1. Manageable cleaning.
I don’t have to worry about cleaning a big house. Two sweeps of the broom and I’m done. Then I can sit down on the toilet, kick my feet up on the coffee table, and watch some TV. The best part is that the stove is within arm’s reach, so no more burnt noodles! Plus, my cleaning supply expenses are at an all-time low. I’ve been on the same container of Lysol wipes for 3 years now.
2. Crack is readily available.
New York is where the best of the best come to make their mark, and that goes for crack dealers too. Anyone can sell the nasty stuff in another city, but the finest crack vendors come to New York City to sell drugs. I never have to wonder where my next fix is coming from. I simply navigate to the nearest public park and sit down. Crack dealers fight over my business.
3. I never have a shortage of flyers.
The great Mitch Hedberg once said, “When someone tries to hand me a flyer, it’s kind of like them saying ‘here, you throw this away.’” His financial situation must have been better than mine. I’ve found many uses for flyers. For example, I’ve started wiping with them. Sure, my Vaseline expenses have quadrupled, but that’s just city life. Another thing I like to do with flyers is craft paper planes and toss them around my apartment. They don’t have much room to fly but hey, the electricity got shut off. Damn bills!
4. The smell of urine.
Of all human excretions, urine has the least objectionable smell. Nothing says “you’re home” like getting off the train from LaGuardia and smelling evaporated urine. The other great thing about peeing outside is how green it is. Say what you want about homeless people, but they go to great lengths to reduce their carbon footprint. You never see them driving a Hummer or spraying themselves with Axe body spray.
5. Less time spent budgeting.
I never have to worry about how I’ll spend my discretionary income since I don’t have any. Every time I sit down to work on my budget I think “should I be doing this, or should I pick up another shift at my third job that I took to make ends meet?” I know why I took that job, but sometimes my internal dialogues are just that detailed.

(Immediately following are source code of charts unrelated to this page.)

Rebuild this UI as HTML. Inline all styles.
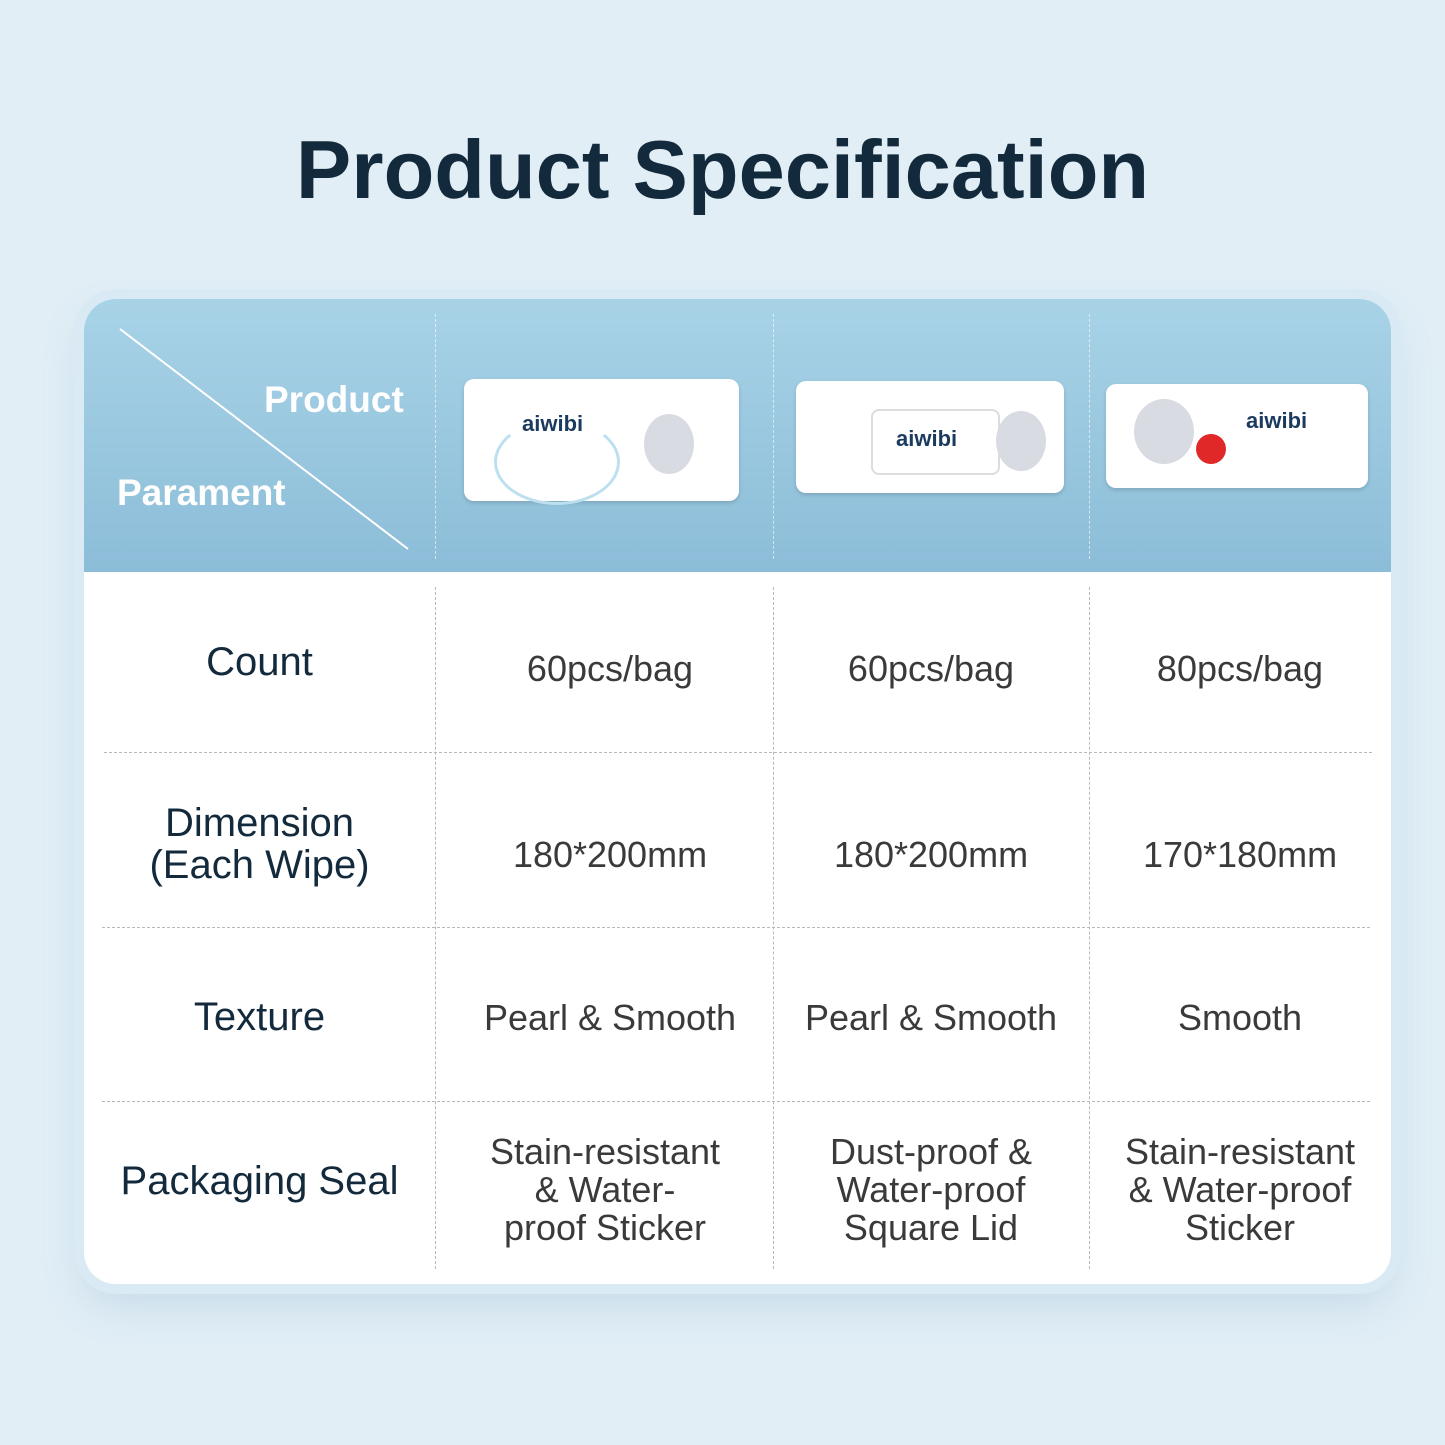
<!DOCTYPE html>
<html><head><meta charset="utf-8"><style>
body{margin:0;width:1445px;height:1445px;background:#e1eef6;font-family:"Liberation Sans",sans-serif;position:relative;overflow:hidden}
.t{position:absolute;left:0;width:1445px;top:122px;text-align:center;font-size:83px;font-weight:bold;color:#132a3c}
.card{position:absolute;left:84px;top:299px;width:1307px;height:985px;background:#fff;border-radius:32px;overflow:hidden;box-shadow:0 0 0 10px #d9eaf4,0 20px 40px rgba(120,160,190,.25)}
.hd{position:absolute;left:0;top:0;width:1307px;height:273px;background:linear-gradient(#a8d3e7,#8cbdd8)}
.vl{position:absolute;width:0;border-left:1.5px dashed #b8b8b8}
.hl{position:absolute;height:0;border-top:1.5px dashed #b8b8b8}
.c{position:absolute;display:flex;align-items:center;justify-content:center;text-align:center;line-height:38px}
.lab{color:#132a3c;font-size:40px}
.val{color:#3a3a3a;font-size:36px}
.pk{position:absolute;background:#fff;border-radius:10px;box-shadow:0 2px 4px rgba(0,0,0,.15);font-weight:bold;color:#1a3a5e;font-size:22px}
.pk span{position:absolute}
.hv{position:absolute;border-left:1.5px dashed rgba(255,255,255,.6)}
</style></head><body>
<div class="t">Product Specification</div>
<div class="card">
<div class="hd"></div>
<svg style="position:absolute;left:0;top:0" width="340" height="273"><line x1="36" y1="30" x2="324" y2="250" stroke="#fff" stroke-width="2"/></svg>
<div style="position:absolute;left:180px;top:80px;color:#fff;font-weight:bold;font-size:37px">Product</div>
<div style="position:absolute;left:33px;top:173px;color:#fff;font-weight:bold;font-size:37px">Parament</div>
<div class="hv" style="left:351px;top:15px;height:245px"></div>
<div class="hv" style="left:689px;top:15px;height:245px"></div>
<div class="hv" style="left:1005px;top:15px;height:245px"></div>
<div class="pk" style="left:380px;top:80px;width:275px;height:122px"><span style="left:58px;top:32px">aiwibi</span><div style="position:absolute;left:30px;top:40px;width:120px;height:80px;border-radius:50%;border:3px solid #bde0f0;border-top-color:transparent"></div><div style="position:absolute;left:180px;top:35px;width:50px;height:60px;border-radius:50%;background:#d8dbe2"></div></div>
<div class="pk" style="left:712px;top:82px;width:268px;height:112px"><div style="position:absolute;left:75px;top:28px;width:125px;height:62px;border:2px solid #ddd;border-radius:8px"></div><span style="left:100px;top:45px">aiwibi</span><div style="position:absolute;left:200px;top:30px;width:50px;height:60px;border-radius:50%;background:#d8dbe2"></div></div>
<div class="pk" style="left:1022px;top:85px;width:262px;height:104px"><span style="left:140px;top:24px">aiwibi</span><div style="position:absolute;left:28px;top:15px;width:60px;height:65px;border-radius:50%;background:#d8dbe2"></div><div style="position:absolute;left:90px;top:50px;width:30px;height:30px;border-radius:50%;background:#e02828"></div></div>
<div class="vl" style="left:351px;top:288px;height:682px"></div>
<div class="vl" style="left:689px;top:288px;height:682px"></div>
<div class="vl" style="left:1005px;top:288px;height:682px"></div>
<div class="hl" style="left:20px;top:453px;width:1268px"></div>
<div class="hl" style="left:18px;top:628px;width:1268px"></div>
<div class="hl" style="left:18px;top:802px;width:1268px"></div>
<div class="c lab" style="left:0;top:273px;width:351px;height:180px;box-sizing:border-box">Count</div>
<div class="c val" style="left:351px;top:280px;width:350px;height:180px">60pcs/bag</div>
<div class="c val" style="left:689px;top:280px;width:316px;height:180px">60pcs/bag</div>
<div class="c val" style="left:1005px;top:280px;width:302px;height:180px">80pcs/bag</div>
<div class="c lab" style="left:0;top:457px;width:351px;height:175px;line-height:42px">Dimension<br>(Each Wipe)</div>
<div class="c val" style="left:351px;top:468px;width:350px;height:175px">180*200mm</div>
<div class="c val" style="left:689px;top:468px;width:316px;height:175px">180*200mm</div>
<div class="c val" style="left:1005px;top:468px;width:302px;height:175px">170*180mm</div>
<div class="c lab" style="left:0;top:631px;width:351px;height:174px">Texture</div>
<div class="c val" style="left:351px;top:632px;width:350px;height:174px">Pearl &amp; Smooth</div>
<div class="c val" style="left:689px;top:632px;width:316px;height:174px">Pearl &amp; Smooth</div>
<div class="c val" style="left:1005px;top:632px;width:302px;height:174px">Smooth</div>
<div class="c lab" style="left:0;top:802px;width:351px;height:160px">Packaging Seal</div>
<div class="c val" style="left:386px;top:802px;width:270px;height:178px">Stain-resistant<br>&amp; Water-<br>proof Sticker</div>
<div class="c val" style="left:689px;top:802px;width:316px;height:178px">Dust-proof &amp;<br>Water-proof<br>Square Lid</div>
<div class="c val" style="left:1005px;top:802px;width:302px;height:178px">Stain-resistant<br>&amp; Water-proof<br>Sticker</div>
</div>
</body></html>
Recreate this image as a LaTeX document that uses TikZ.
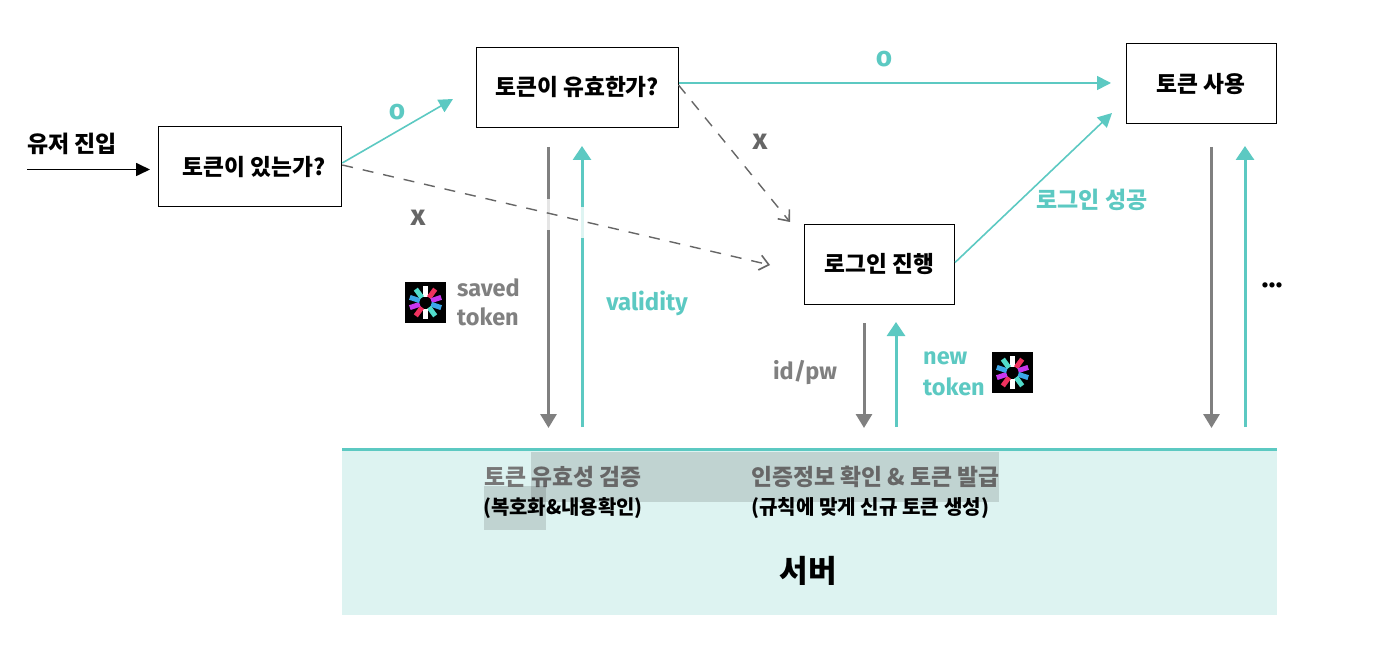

6. Tourists are everywhere.
I love giving sightseeing advice. Times Square? No, that’s for tourists. You want to see the real New York. Hail a cab and ask them to take you to the East New York. Don’t forget to ask the locals to take pictures. Say you’re doing it for your school project on gentrification. They love when you use the local lingo! If you’re looking for fine dining, go to Brownsville. They have the best secret Chinese spot. Go to what looks like an abandoned building and knock to the tune of Ice Ice Baby. You’ll be taken straight to a VIP table.
7. Cash-only policies.
Sometimes you just want to feel like a mob boss. And all those extra ones in your wallet? They might come in handy at the strip club later. If that isn’t your thing, they can help you feel extra guilty when you pass homeless people asking for money. He has no shoes, but you need that Diet Fanta.